Laura Luchetti recoge ese subtexto con sutileza en su tercer largometraje. El elenco está liderado por la joven Yile Yara Vianello, que da cuerpo a una Ginia introspectiva, casi ausente al principio, pero que va ganando presencia a medida que avanza su despertar emocional. A su lado, Deva Cassel (hija de Monica Bellucci y Vincent Cassel) interpreta a Amelia con una mezcla de magnetismo y desapego que potencia el misterio del personaje.

Soldados fascistas

Lo que Luchetti consigue, con inteligencia, es no traicionar el espíritu de Pavese, aunque se permita ciertas licencias narrativas. La ambientación en la Italia de 1938 está salpicada de detalles históricos: soldados fascistas que imponen su autoridad en un ómnibus, camisas negras tendidas al sol, miradas de reprobación. Pero el foco no está en el contexto político, sino en el tránsito interno de la protagonista.

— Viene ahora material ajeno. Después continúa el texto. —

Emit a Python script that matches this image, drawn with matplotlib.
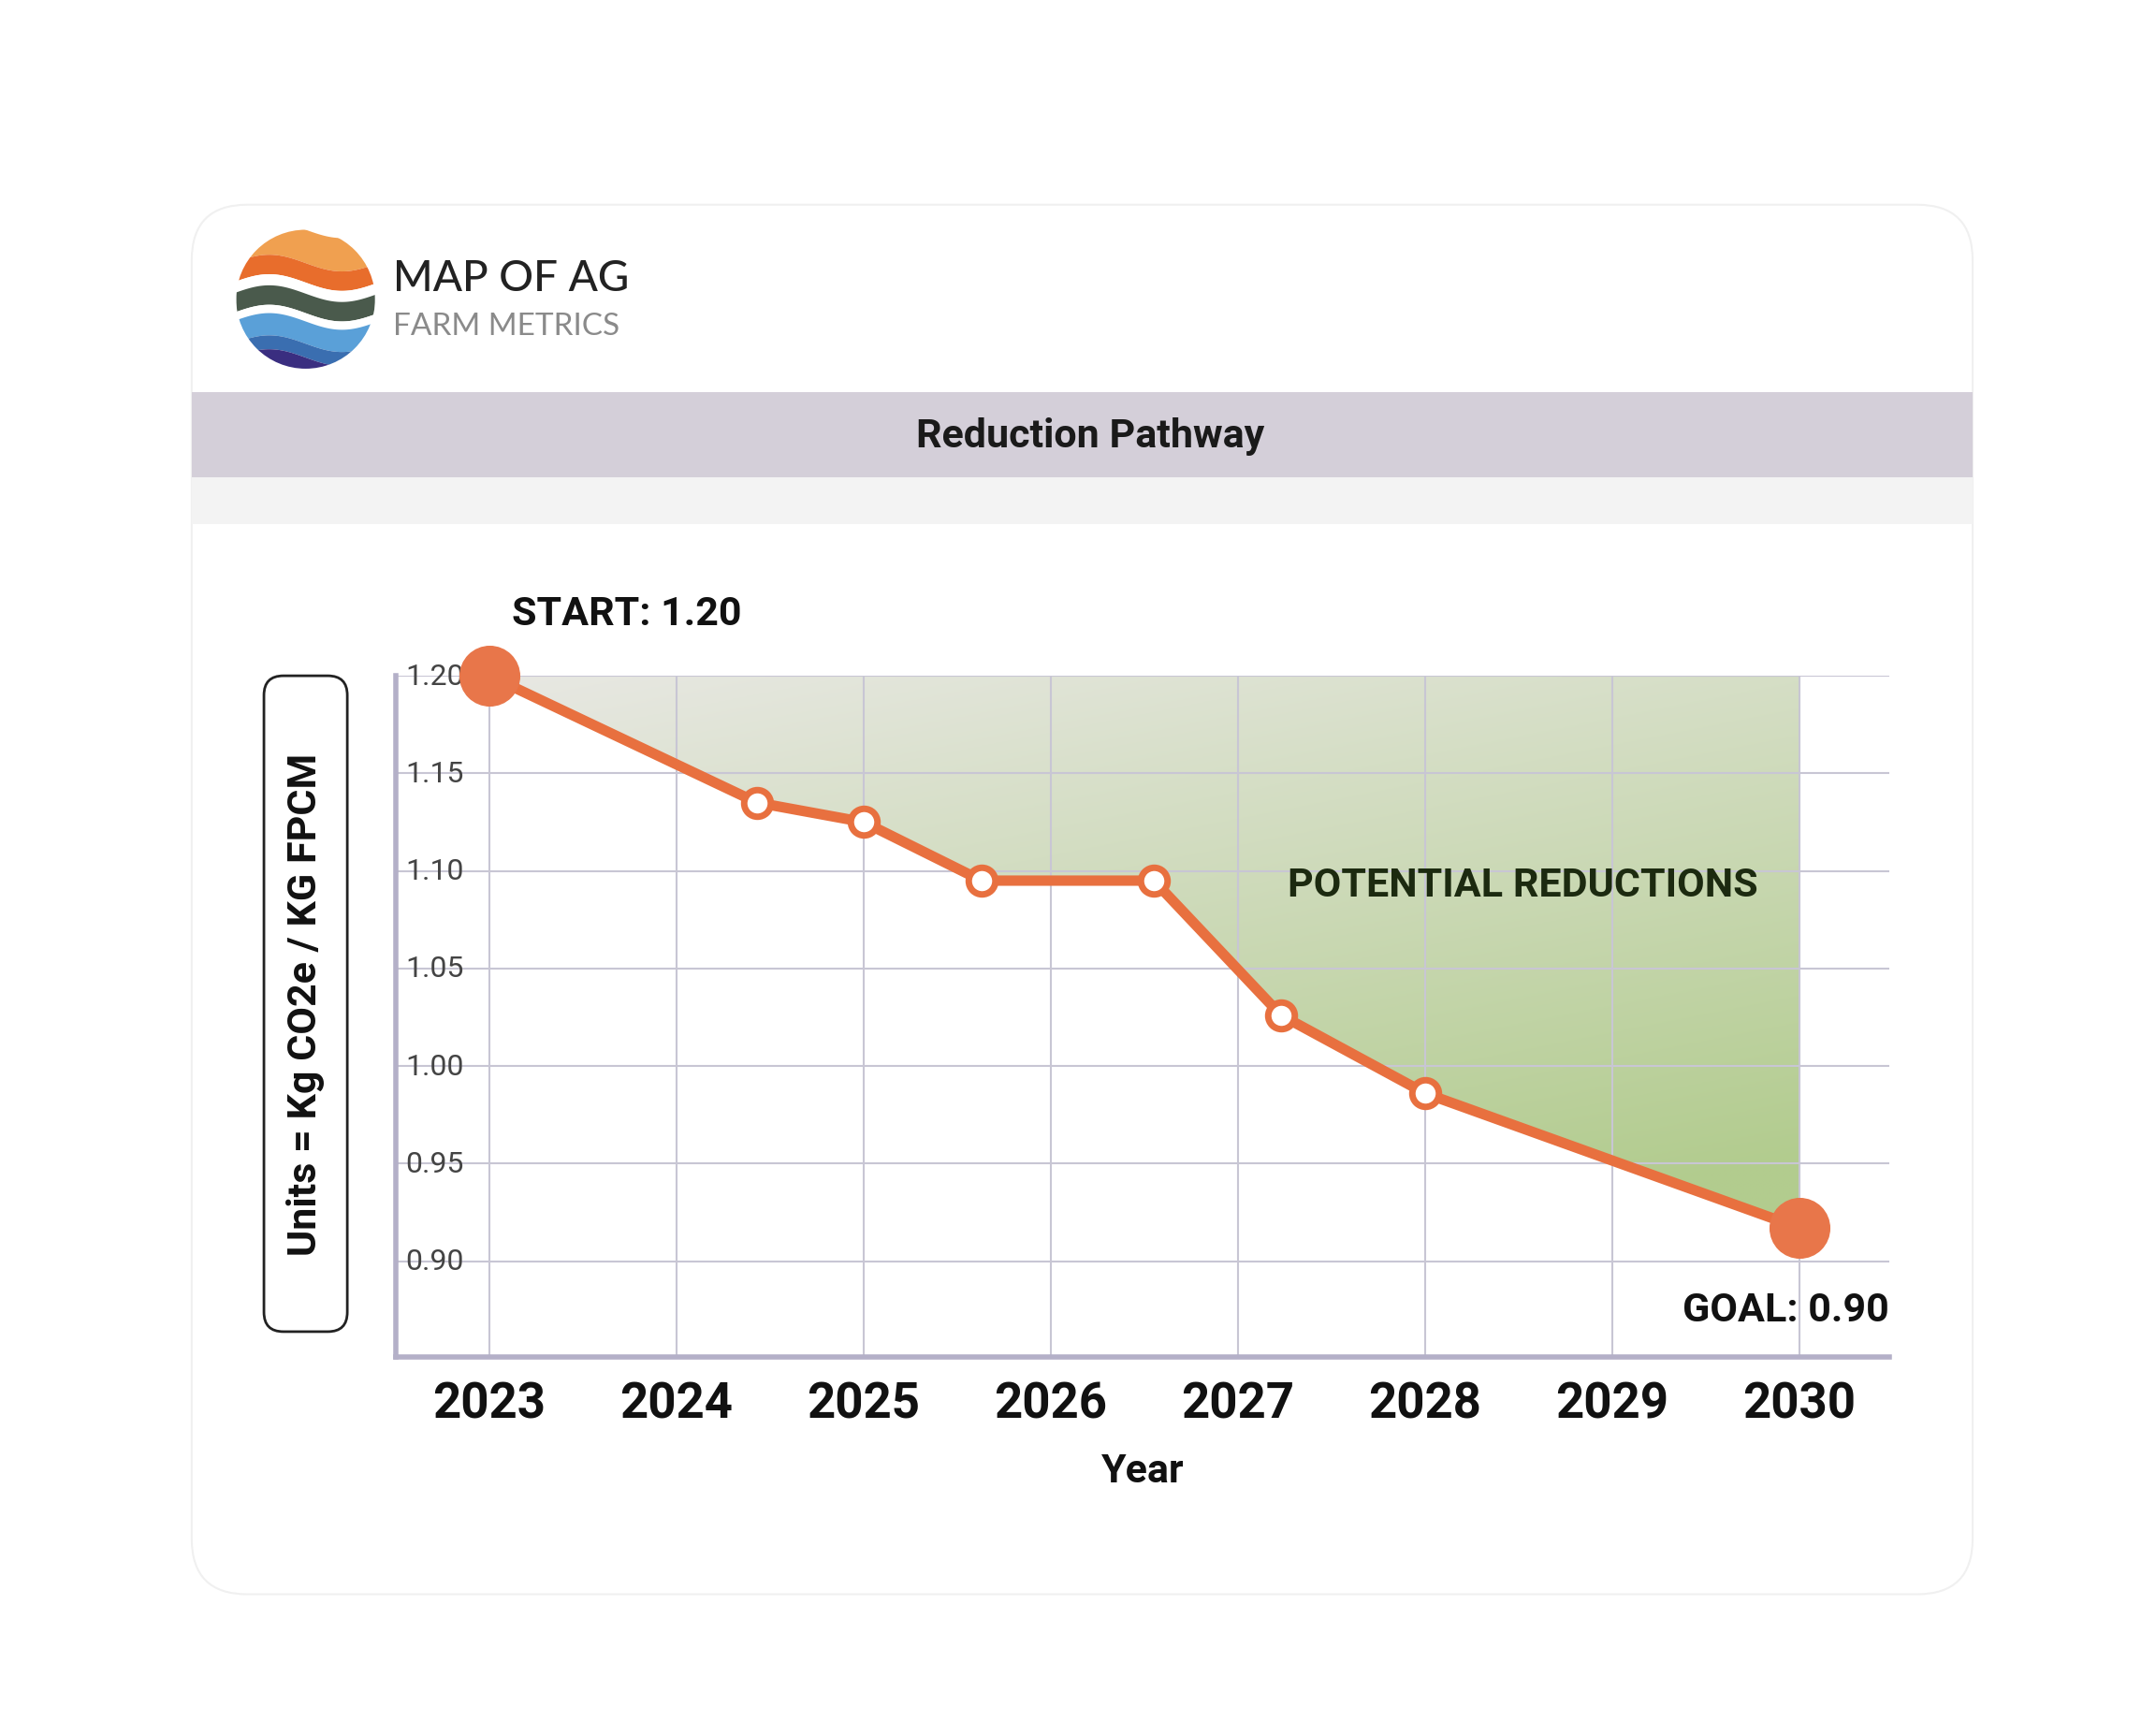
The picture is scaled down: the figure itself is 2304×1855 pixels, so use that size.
import numpy as np
import matplotlib
matplotlib.use("Agg")
import matplotlib.pyplot as plt
from matplotlib.patches import FancyBboxPatch, Polygon, Circle, Rectangle

plt.rcParams['font.family'] = ['Roboto', 'DejaVu Sans']

years = [2023, 2024.43, 2025, 2025.63, 2026.55, 2027.23, 2028, 2030]
values = [1.20, 1.135, 1.125, 1.095, 1.095, 1.026, 0.986, 0.917]
year_ticks = [2023, 2024, 2025, 2026, 2027, 2028, 2029, 2030]
y_ticks = [0.90, 0.95, 1.00, 1.05, 1.10, 1.15, 1.20]

W, H = 1552, 1250
fig = plt.figure(figsize=(23.04, 18.56), dpi=100)
bg = fig.add_axes([0, 0, 1, 1]); bg.set_xlim(0, W); bg.set_ylim(H, 0); bg.axis('off')
bg.add_patch(FancyBboxPatch((138, 148), 1282, 1000, boxstyle="round,pad=0,rounding_size=40",
                            fc='white', ec='#f0f0f0', lw=1.5))
bg.add_patch(Rectangle((138, 283), 1282, 61, fc='#d4cfd9', ec='none'))
bg.add_patch(Rectangle((138, 344), 1282, 34, fc='#f3f3f3', ec='none'))
bg.text(785, 314, "Reduction Pathway", ha='center', va='center', fontsize=31, fontweight='bold', color='#1a1a1a')
# logo
cx, cy, r = 220, 216, 50
clip = Circle((cx, cy), r, transform=bg.transData)
cols = ['#f0a050', '#e86d2c', '#ffffff', '#4a5a4c', '#ffffff', '#5aa0d8', '#3a6eb0', '#3a2e80']
bands = [166, 190, 204, 212, 226, 232, 248, 258, 270]
xs = np.linspace(cx - r, cx + r, 100)
for i, c in enumerate(cols):
    top = bands[i] + 6 * np.sin((xs - cx) / r * 3.0)
    bot = bands[i + 1] + 6 * np.sin((xs - cx) / r * 3.0)
    poly = Polygon(np.column_stack([np.r_[xs, xs[::-1]], np.r_[top, bot[::-1]]]), fc=c, ec='none')
    bg.add_patch(poly); poly.set_clip_path(clip)
bg.text(283, 201, "MAP OF AG", ha='left', va='center', fontsize=33, color='#222222',
        family=['Lato', 'DejaVu Sans'], fontweight='medium')
bg.text(283, 235, "FARM METRICS", ha='left', va='center', fontsize=24, color='#8a8a8a',
        family=['Lato', 'DejaVu Sans'])
# y label box
bg.add_patch(FancyBboxPatch((190, 487), 60, 472, boxstyle="round,pad=0,rounding_size=14",
                            fc='white', ec='#222222', lw=2))
bg.text(220, 723, "Units = Kg CO2e / KG FPCM", rotation=90, ha='center', va='center',
        fontsize=31, fontweight='bold', color='#111111')

ax = fig.add_axes([285 / W, 1 - 977 / H, (1360 - 285) / W, (977 - 487) / H])
ax.set_facecolor('none')
for s in ['top', 'right']:
    ax.spines[s].set_visible(False)
for s in ['left', 'bottom']:
    ax.spines[s].set_color('#b4b0c8'); ax.spines[s].set_linewidth(4)
for yv in y_ticks:
    ax.axhline(yv, color='#c8c6d4', lw=1.5, zorder=1)
    ax.text(2022.55, yv, f"{yv:.2f}", ha='left', va='center', fontsize=23, color='#444444', zorder=5)
for xv in year_ticks:
    ax.axvline(xv, color='#c8c6d4', lw=1.5, zorder=1)
ax.set_xticks(year_ticks)
ax.set_xticklabels([str(y) for y in year_ticks], fontsize=38, fontweight='bold', color='#111111')
ax.tick_params(axis='x', length=0, pad=18)
ax.set_yticks([])
ax.set_xlabel("Year", fontsize=31, fontweight='bold', color='#111111', labelpad=18)

# gradient fill
poly_pts = np.column_stack([np.r_[years, years[-1], years[0]], np.r_[values, 1.20, 1.20]])
patch = Polygon(poly_pts, closed=True, fc='none', ec='none', transform=ax.transData)
ax.add_patch(patch)
gx, gy = np.meshgrid(np.linspace(0, 1, 200), np.linspace(0, 1, 200))
t = np.clip(0.35 * gx + 0.75 * gy, 0, 1)
c0 = np.array([0.91, 0.91, 0.89]); c1 = np.array([0.70, 0.80, 0.56])
img = c0[None, None, :] * (1 - t[..., None]) + c1[None, None, :] * t[..., None]
im = ax.imshow(img, extent=[2023, 2030, 0.917, 1.20], origin='upper', aspect='auto', zorder=0.5)
im.set_clip_path(patch)
ax.set_xlim(2022.5, 2030.48); ax.set_ylim(0.851, 1.20)

ax.plot(years, values, color='#e8703f', lw=8, zorder=6, solid_capstyle='round', clip_on=False)
ax.scatter(years[1:-1], values[1:-1], s=420, facecolor='white', edgecolor='#e8703f', linewidth=5, zorder=7)
ax.scatter([years[0], years[-1]], [values[0], values[-1]], s=2100, color='#e8764a', zorder=7, clip_on=False)

ax.text(2023.12, 1.222, "START: 1.20", fontsize=31, fontweight='bold', color='#111111', ha='left', va='bottom')
ax.text(2030.48, 0.875, "GOAL: 0.90", fontsize=31, fontweight='bold', color='#111111', ha='right', va='center')
ax.text(2029.78, 1.093, "POTENTIAL REDUCTIONS", fontsize=31, fontweight='bold', color='#1c2a10', ha='right', va='center', zorder=8)

fig.savefig("out.png", dpi=100, facecolor='white')
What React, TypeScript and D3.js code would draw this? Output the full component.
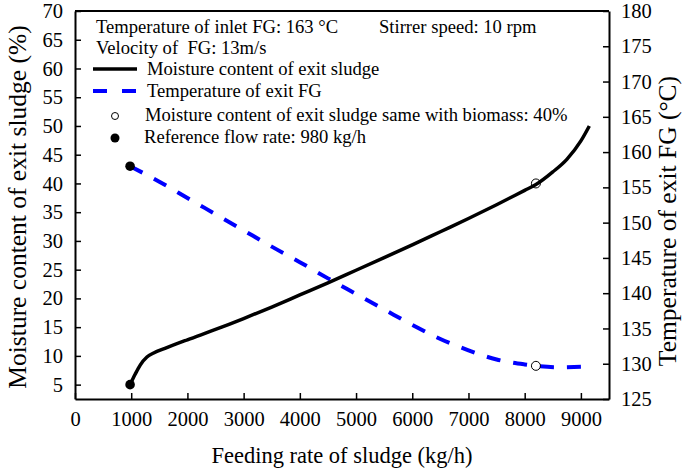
import React, { useRef, useEffect } from "react";
import * as d3 from "d3";

// feeding rate of sludge (kg/h) vs moisture content of exit sludge (%)
const moistureRate = [980, 1070, 1160, 1280, 1400, 1600, 2000, 2500, 3000, 3500, 4000, 4500, 5000, 5500, 6000, 6500, 7000, 7500, 8000, 8200, 8500, 8750, 9000, 9150];
const moistureValues = [5, 6.8, 8.4, 9.8, 10.5, 11.3, 12.8, 14.6, 16.5, 18.5, 20.6, 22.7, 24.9, 27.1, 29.3, 31.6, 33.9, 36.3, 38.8, 39.8, 42.0, 44.2, 47.4, 50];

// feeding rate vs temperature of exit FG (°C)
const tempRate = [980, 1500, 2000, 2500, 3000, 3500, 4000, 4500, 5000, 5500, 6000, 6500, 7000, 7500, 8000, 8200, 8600, 9150];
const tempValues = [158, 155.8, 153.5, 151.2, 148.9, 146.6, 144.4, 142.1, 139.9, 137.7, 135.5, 133.5, 131.9, 130.6, 129.9, 129.7, 129.5, 129.6];

const referenceRate = 980;
const biomassRate = 8200;
const biomassMoisture = 40;
const biomassTemp = 129.7;

const xTicks = [0, 1000, 2000, 3000, 4000, 5000, 6000, 7000, 8000, 9000];
const leftTicks = [5, 10, 15, 20, 25, 30, 35, 40, 45, 50, 55, 60, 65, 70];
const rightTicks = [125, 130, 135, 140, 145, 150, 155, 160, 165, 170, 175, 180];

const width = 685;
const height = 470;
const margin = { top: 11, right: 76, bottom: 71, left: 75 };
const font = "'Liberation Serif', 'Times New Roman', serif";

export default function App() {
  const axesRef = useRef<SVGGElement>(null);

  const x = d3.scaleLinear().domain([0, 9500]).range([margin.left, width - margin.right]);
  const yL = d3.scaleLinear().domain([2.5, 70]).range([height - margin.bottom, margin.top]);
  const yR = d3.scaleLinear().domain([125, 180]).range([height - margin.bottom, margin.top]);

  const moistureLine = d3
    .line<number>()
    .x((d, i) => x(moistureRate[i]))
    .y((d) => yL(d))
    .curve(d3.curveMonotoneX);

  const tempLine = d3
    .line<number>()
    .x((d, i) => x(tempRate[i]))
    .y((d) => yR(d))
    .curve(d3.curveMonotoneX);

  useEffect(() => {
    if (!axesRef.current) return;
    const g = d3.select(axesRef.current);
    g.selectAll("*").remove();

    const bottom = g
      .append("g")
      .attr("transform", `translate(0,${height - margin.bottom})`)
      .call(d3.axisBottom(x).tickValues(xTicks).tickFormat(d3.format("d")).tickSizeInner(-6).tickSizeOuter(0).tickPadding(12));
    const left = g
      .append("g")
      .attr("transform", `translate(${margin.left},0)`)
      .call(d3.axisLeft(yL).tickValues(leftTicks).tickSizeInner(-6).tickSizeOuter(0).tickPadding(12));
    const right = g
      .append("g")
      .attr("transform", `translate(${width - margin.right},0)`)
      .call(d3.axisRight(yR).tickValues(rightTicks).tickSizeInner(-6).tickSizeOuter(0).tickPadding(12));

    [bottom, left, right].forEach((a) => {
      a.selectAll("path").attr("stroke", "#000").attr("stroke-width", 2);
      a.selectAll("line").attr("stroke", "#000").attr("stroke-width", 1.5);
      a.selectAll("text").attr("font-family", font).attr("font-size", 20.5).attr("fill", "#000");
    });
  }, []);

  return (
    <svg width={width} height={height} style={{ position: "absolute", left: 0, top: 0, background: "#fff" }}>
      <rect x={0} y={0} width={width} height={height} fill="#fff" />
      <line x1={margin.left} x2={width - margin.right} y1={margin.top} y2={margin.top} stroke="#000" strokeWidth={2} />
      <g ref={axesRef} />

      <path d={tempLine(tempValues) || ""} fill="none" stroke="#0000ff" strokeWidth={4} strokeDasharray="14,13" />
      <path d={moistureLine(moistureValues) || ""} fill="none" stroke="#000" strokeWidth={3.5} />

      <circle cx={x(referenceRate)} cy={yL(moistureValues[0])} r={4.8} fill="#000" />
      <circle cx={x(referenceRate)} cy={yR(tempValues[0])} r={4.8} fill="#000" />
      <circle cx={x(biomassRate)} cy={yL(biomassMoisture)} r={4.5} fill="none" stroke="#000" strokeWidth={1} />
      <circle cx={x(biomassRate)} cy={yR(biomassTemp)} r={4.5} fill="none" stroke="#000" strokeWidth={1} />

      <g fontFamily={font} fontSize={18.6} fill="#000">
        <text x={96} y={33}>Temperature of inlet FG: 163 °C</text>
        <text x={379} y={33}>Stirrer speed: 10 rpm</text>
        <text x={96} y={54}>{"Velocity of\u00a0 FG: 13m/s"}</text>
        <line x1={93} x2={137} y1={69} y2={69} stroke="#000" strokeWidth={3.5} />
        <text x={147} y={75}>Moisture content of exit sludge</text>
        <line x1={93} x2={137} y1={91} y2={91} stroke="#0000ff" strokeWidth={4} strokeDasharray="14,15" />
        <text x={147} y={97}>Temperature of exit FG</text>
        <circle cx={115} cy={116} r={3.5} fill="none" stroke="#000" strokeWidth={1} />
        <text x={145} y={121}>Moisture content of exit sludge same with biomass: 40%</text>
        <circle cx={115} cy={138} r={4.5} fill="#000" />
        <text x={144} y={143}>Reference flow rate: 980 kg/h</text>
      </g>

      <text x={(margin.left + width - margin.right) / 2} y={463} textAnchor="middle" fontFamily={font} fontSize={22.5}>
        Feeding rate of sludge (kg/h)
      </text>
      <text transform={`translate(26,${(margin.top + height - margin.bottom) / 2 + 2}) rotate(-90)`} textAnchor="middle" fontFamily={font} fontSize={25.5}>
        Moisture content of exit sludge (%)
      </text>
      <text transform={`translate(676,${(margin.top + height - margin.bottom) / 2 + 16}) rotate(-90)`} textAnchor="middle" fontFamily={font} fontSize={25.5}>
        Temperature of exit FG (°C)
      </text>
    </svg>
  );
}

El hermoso verano no es una historia de amor romántico, ni de iniciación alegre. Es un retrato denso, por momentos doloroso, de lo que implica abrirse a la experiencia del deseo. En ese sentido, se aleja de los clichés del “verano literario”, esa tradición que va desde El gran Gatsby hasta Call Me By Your Name, en la que la estación soleada se asocia con la ligereza, la playa, los fuegos artificiales. Pavese propone otra cosa: su verano no tiene mar, ni fiestas estridentes. Su intensidad no es exterior, sino mental. La emoción abrasa desde dentro.

Un momento de “El hermoso verano”, en el cine.

Por eso la novela se lee con un nudo en la garganta. Porque Ginia no se lanza al mundo con alegría, sino con una mezcla de miedo, fascinación y culpa. La presión de su entorno –su hermano, el deber, el recato– choca con esa nueva pulsión que no logra nombrar. Cuando finalmente consuma su relación con Guido, lo hace sin euforia ni liberación, sino con la conciencia de que algo se ha perdido.

La película acentúa ese paso del asombro al desencanto con una narración clásica, cuidada, que evita el exceso de subrayados. La dirección de arte y la fotografía logran un tono contenido, casi otoñal, incluso en pleno verano. El “bello” verano no es, en realidad, hermoso. Es un verano turbio, transformador, como lo son todos los primeros amores que no terminan bien.

Una de las frases más demoledoras del libro llega al final, cuando Ginia dice: “Soy una vieja… todos los días buenos se han ido”. Tiene apenas diecisiete años, pero ya no es la misma. No porque haya sufrido una tragedia concreta, sino porque ha visto el mundo sin filtros. Esa frase no aparece textualmente en la película, pero su espíritu recorre toda la escena final, cuando Ginia camina sola por una calle de Turín, ya sin prisa, ya sin asombro.

El hermoso verano es, al fin y al cabo, un relato sobre lo que se pierde cuando uno empieza a ver las cosas con claridad. Pavese no moraliza ni idealiza. No hay aprendizaje, en el sentido convencional. Hay experiencia, que es más confusa, más contradictoria.

Laura Luchetti logra, en su versión, una película que no aspira a reinventar la historia, sino a hacerla visible otra vez. Y eso, en estos tiempos de ruido, es un gesto valiente. Nos recuerda que hay veranos en los que no se baila ni se ríe, pero que igual nos cambian para siempre.